> **What is expected**
Lift out each line of the data that holds "using".

Rows from a dataset of charts and code
************
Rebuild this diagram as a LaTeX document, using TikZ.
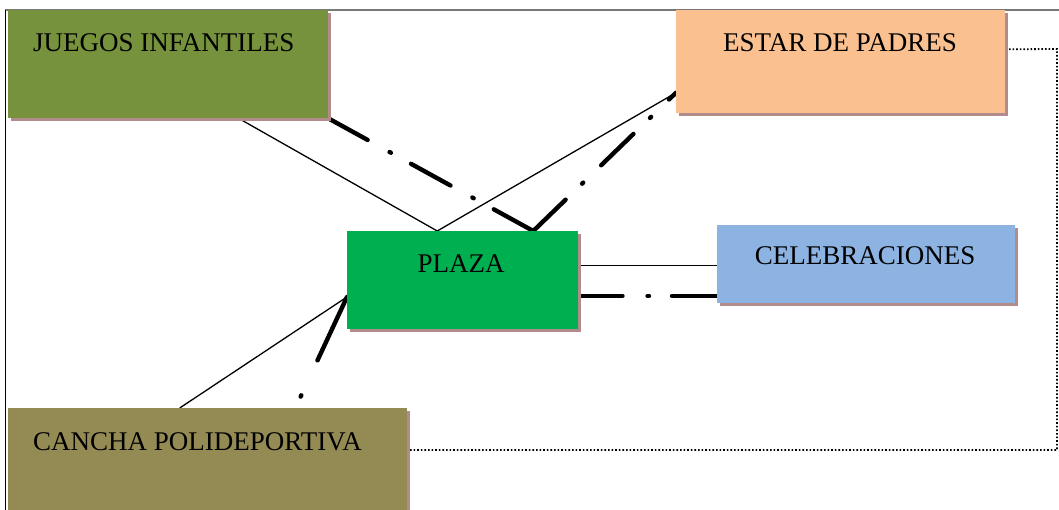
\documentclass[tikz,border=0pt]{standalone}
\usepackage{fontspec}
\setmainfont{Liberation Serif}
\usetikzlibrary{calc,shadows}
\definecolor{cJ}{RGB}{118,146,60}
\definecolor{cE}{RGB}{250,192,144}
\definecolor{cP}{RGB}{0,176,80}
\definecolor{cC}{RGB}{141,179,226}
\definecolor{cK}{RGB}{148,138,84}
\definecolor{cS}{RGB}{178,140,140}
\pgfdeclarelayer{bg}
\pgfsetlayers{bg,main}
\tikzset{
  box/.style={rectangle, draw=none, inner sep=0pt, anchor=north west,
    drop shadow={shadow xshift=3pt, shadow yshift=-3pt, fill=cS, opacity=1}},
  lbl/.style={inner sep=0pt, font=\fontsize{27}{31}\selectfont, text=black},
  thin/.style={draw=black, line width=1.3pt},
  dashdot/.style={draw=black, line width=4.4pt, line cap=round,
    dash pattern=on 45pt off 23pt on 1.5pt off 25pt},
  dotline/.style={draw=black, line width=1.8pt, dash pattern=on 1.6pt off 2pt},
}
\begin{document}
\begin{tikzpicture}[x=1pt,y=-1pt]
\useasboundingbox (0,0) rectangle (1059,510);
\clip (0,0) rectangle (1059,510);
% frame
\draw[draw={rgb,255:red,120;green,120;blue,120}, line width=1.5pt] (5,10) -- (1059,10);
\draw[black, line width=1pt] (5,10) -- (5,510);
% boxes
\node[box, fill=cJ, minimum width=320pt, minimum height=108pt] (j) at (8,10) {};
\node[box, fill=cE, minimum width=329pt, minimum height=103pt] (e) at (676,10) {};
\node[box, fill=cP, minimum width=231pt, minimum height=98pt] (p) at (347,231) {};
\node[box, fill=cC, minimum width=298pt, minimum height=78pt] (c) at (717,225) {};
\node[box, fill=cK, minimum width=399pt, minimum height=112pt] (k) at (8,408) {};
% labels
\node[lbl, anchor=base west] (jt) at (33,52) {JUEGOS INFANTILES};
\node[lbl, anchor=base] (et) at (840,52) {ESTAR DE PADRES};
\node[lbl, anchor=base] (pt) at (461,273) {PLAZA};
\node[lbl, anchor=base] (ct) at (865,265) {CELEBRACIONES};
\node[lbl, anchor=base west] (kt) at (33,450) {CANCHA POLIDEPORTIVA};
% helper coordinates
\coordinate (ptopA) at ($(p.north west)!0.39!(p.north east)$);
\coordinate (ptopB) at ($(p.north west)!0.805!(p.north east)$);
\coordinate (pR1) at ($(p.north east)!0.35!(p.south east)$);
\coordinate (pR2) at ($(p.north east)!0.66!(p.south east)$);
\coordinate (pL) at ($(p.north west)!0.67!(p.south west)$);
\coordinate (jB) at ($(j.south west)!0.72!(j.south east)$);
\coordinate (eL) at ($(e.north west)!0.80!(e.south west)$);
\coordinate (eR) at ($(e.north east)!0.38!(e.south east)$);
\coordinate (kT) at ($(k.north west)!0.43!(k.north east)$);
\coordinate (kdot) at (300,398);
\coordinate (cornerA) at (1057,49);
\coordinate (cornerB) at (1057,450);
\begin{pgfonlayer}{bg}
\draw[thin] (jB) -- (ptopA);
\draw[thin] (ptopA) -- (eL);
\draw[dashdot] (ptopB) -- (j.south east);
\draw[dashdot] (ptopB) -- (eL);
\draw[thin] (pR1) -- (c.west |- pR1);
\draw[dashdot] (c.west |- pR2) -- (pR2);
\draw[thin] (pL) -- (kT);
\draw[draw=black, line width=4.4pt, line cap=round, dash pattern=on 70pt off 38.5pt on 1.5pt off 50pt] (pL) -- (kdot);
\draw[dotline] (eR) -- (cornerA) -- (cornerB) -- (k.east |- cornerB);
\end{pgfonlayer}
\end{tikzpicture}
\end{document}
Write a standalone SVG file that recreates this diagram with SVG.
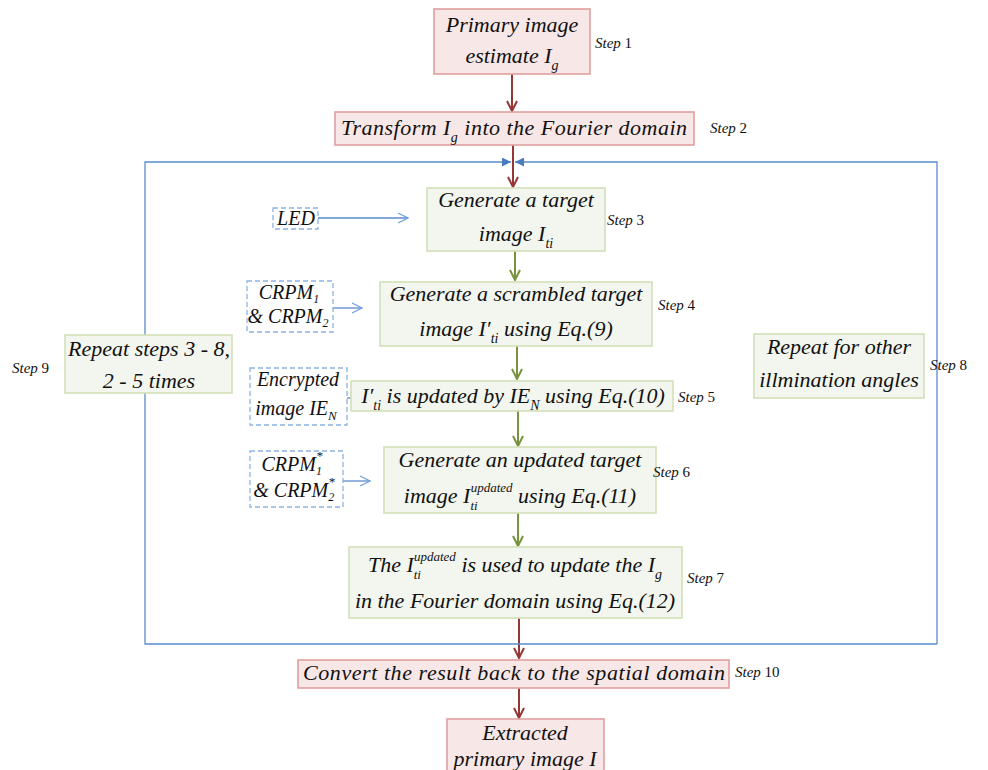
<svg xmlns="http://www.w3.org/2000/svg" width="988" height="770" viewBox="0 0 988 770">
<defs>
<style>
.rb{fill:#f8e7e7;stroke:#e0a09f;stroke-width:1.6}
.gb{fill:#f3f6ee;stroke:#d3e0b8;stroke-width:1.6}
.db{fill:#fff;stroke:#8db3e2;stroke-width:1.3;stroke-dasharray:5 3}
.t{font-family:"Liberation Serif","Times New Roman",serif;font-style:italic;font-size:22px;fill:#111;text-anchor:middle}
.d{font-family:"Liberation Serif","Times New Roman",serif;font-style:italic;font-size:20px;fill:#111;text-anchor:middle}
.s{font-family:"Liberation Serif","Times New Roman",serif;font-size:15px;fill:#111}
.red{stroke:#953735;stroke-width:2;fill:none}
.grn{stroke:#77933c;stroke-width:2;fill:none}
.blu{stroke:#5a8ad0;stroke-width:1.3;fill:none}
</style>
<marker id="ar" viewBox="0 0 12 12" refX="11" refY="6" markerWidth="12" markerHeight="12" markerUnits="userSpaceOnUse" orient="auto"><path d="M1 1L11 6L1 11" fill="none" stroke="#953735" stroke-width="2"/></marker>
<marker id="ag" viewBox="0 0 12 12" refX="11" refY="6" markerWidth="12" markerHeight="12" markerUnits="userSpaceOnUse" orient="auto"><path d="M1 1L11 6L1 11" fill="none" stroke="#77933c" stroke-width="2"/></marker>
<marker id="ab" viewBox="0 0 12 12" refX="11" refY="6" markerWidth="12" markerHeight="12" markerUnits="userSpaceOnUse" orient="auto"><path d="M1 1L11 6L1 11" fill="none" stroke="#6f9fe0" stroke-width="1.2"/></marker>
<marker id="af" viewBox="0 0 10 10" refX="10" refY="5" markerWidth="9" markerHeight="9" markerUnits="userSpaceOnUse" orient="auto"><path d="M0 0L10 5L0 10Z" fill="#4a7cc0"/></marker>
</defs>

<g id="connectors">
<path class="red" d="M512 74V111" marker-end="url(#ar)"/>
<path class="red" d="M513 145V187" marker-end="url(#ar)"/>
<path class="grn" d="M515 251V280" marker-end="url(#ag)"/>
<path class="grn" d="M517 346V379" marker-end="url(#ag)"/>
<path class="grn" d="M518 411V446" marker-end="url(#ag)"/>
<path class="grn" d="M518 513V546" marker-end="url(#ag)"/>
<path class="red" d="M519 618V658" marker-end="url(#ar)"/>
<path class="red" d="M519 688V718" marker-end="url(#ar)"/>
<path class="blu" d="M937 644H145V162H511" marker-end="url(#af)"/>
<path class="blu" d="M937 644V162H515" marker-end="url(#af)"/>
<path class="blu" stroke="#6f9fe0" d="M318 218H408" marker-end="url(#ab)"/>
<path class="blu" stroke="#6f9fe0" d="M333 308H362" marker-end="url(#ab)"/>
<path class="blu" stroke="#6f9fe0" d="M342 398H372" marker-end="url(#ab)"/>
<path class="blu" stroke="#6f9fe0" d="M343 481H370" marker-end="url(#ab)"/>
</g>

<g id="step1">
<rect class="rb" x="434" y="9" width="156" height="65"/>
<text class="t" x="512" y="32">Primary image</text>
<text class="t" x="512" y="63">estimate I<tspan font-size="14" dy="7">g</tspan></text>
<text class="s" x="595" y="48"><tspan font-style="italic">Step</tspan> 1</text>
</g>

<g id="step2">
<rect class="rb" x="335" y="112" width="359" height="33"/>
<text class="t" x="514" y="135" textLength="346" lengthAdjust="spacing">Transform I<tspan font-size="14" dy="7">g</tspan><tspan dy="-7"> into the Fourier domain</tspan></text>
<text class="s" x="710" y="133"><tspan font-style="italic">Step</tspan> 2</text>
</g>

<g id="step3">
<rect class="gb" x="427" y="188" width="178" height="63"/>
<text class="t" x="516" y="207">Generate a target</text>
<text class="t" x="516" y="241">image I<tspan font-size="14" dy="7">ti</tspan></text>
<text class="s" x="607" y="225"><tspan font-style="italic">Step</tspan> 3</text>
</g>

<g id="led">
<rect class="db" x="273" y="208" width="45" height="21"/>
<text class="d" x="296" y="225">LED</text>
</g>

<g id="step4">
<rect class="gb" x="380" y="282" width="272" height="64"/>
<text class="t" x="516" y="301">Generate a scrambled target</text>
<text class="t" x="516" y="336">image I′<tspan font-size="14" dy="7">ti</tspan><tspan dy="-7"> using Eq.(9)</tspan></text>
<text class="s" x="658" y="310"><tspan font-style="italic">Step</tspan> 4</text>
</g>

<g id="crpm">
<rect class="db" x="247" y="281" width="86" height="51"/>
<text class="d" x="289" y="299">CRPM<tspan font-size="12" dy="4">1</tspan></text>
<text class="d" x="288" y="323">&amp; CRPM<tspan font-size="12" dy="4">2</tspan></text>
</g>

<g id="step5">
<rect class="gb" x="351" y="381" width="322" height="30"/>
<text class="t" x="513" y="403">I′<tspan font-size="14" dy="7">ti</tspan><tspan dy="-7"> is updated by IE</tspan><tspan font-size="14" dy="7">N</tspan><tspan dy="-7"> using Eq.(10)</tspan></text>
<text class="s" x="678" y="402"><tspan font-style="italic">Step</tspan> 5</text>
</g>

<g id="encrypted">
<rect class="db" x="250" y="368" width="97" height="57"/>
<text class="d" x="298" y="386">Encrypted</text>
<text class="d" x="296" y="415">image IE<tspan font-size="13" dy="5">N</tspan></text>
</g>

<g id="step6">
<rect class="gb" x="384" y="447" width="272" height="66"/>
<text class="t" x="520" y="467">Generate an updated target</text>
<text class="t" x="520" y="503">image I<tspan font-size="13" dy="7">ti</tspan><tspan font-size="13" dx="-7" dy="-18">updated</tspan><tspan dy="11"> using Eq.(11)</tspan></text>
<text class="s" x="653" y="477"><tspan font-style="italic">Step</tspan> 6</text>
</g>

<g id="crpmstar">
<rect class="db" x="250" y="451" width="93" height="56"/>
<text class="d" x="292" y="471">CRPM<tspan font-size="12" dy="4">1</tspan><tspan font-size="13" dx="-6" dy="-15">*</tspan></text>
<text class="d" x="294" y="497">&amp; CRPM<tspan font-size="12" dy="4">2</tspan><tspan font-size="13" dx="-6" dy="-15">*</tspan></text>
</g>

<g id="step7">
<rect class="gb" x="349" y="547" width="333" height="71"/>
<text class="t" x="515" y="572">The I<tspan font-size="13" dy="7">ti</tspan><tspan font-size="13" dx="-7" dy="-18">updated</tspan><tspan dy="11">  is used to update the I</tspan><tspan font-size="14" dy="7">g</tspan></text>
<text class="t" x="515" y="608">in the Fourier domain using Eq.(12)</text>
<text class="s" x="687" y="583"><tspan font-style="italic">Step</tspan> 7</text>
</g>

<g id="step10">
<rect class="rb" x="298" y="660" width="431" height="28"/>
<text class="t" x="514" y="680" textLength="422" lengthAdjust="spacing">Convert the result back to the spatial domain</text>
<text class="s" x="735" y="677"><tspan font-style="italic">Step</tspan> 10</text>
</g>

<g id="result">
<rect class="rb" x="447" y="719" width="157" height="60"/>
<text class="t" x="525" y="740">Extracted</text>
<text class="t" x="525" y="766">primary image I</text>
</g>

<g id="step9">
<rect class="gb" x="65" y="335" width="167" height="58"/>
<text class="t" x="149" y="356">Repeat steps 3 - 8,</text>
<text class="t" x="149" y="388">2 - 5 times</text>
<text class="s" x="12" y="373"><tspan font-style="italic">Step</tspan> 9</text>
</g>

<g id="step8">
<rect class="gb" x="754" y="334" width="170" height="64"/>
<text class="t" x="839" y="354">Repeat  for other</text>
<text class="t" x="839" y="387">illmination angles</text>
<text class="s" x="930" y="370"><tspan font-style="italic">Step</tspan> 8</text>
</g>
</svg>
************
> **Written answer**
Rebuild this diagram as a LaTeX document, using TikZ.
<text class="t" x="516" y="336">image I′<tspan font-size="14" dy="7">ti</tspan><tspan dy="-7"> using Eq.(9)</tspan></text>
<text class="t" x="513" y="403">I′<tspan font-size="14" dy="7">ti</tspan><tspan dy="-7"> is updated by IE</tspan><tspan font-size="14" dy="7">N</tspan><tspan dy="-7"> using Eq.(10)</tspan></text>
<text class="t" x="520" y="503">image I<tspan font-size="13" dy="7">ti</tspan><tspan font-size="13" dx="-7" dy="-18">updated</tspan><tspan dy="11"> using Eq.(11)</tspan></text>
<text class="t" x="515" y="608">in the Fourier domain using Eq.(12)</text>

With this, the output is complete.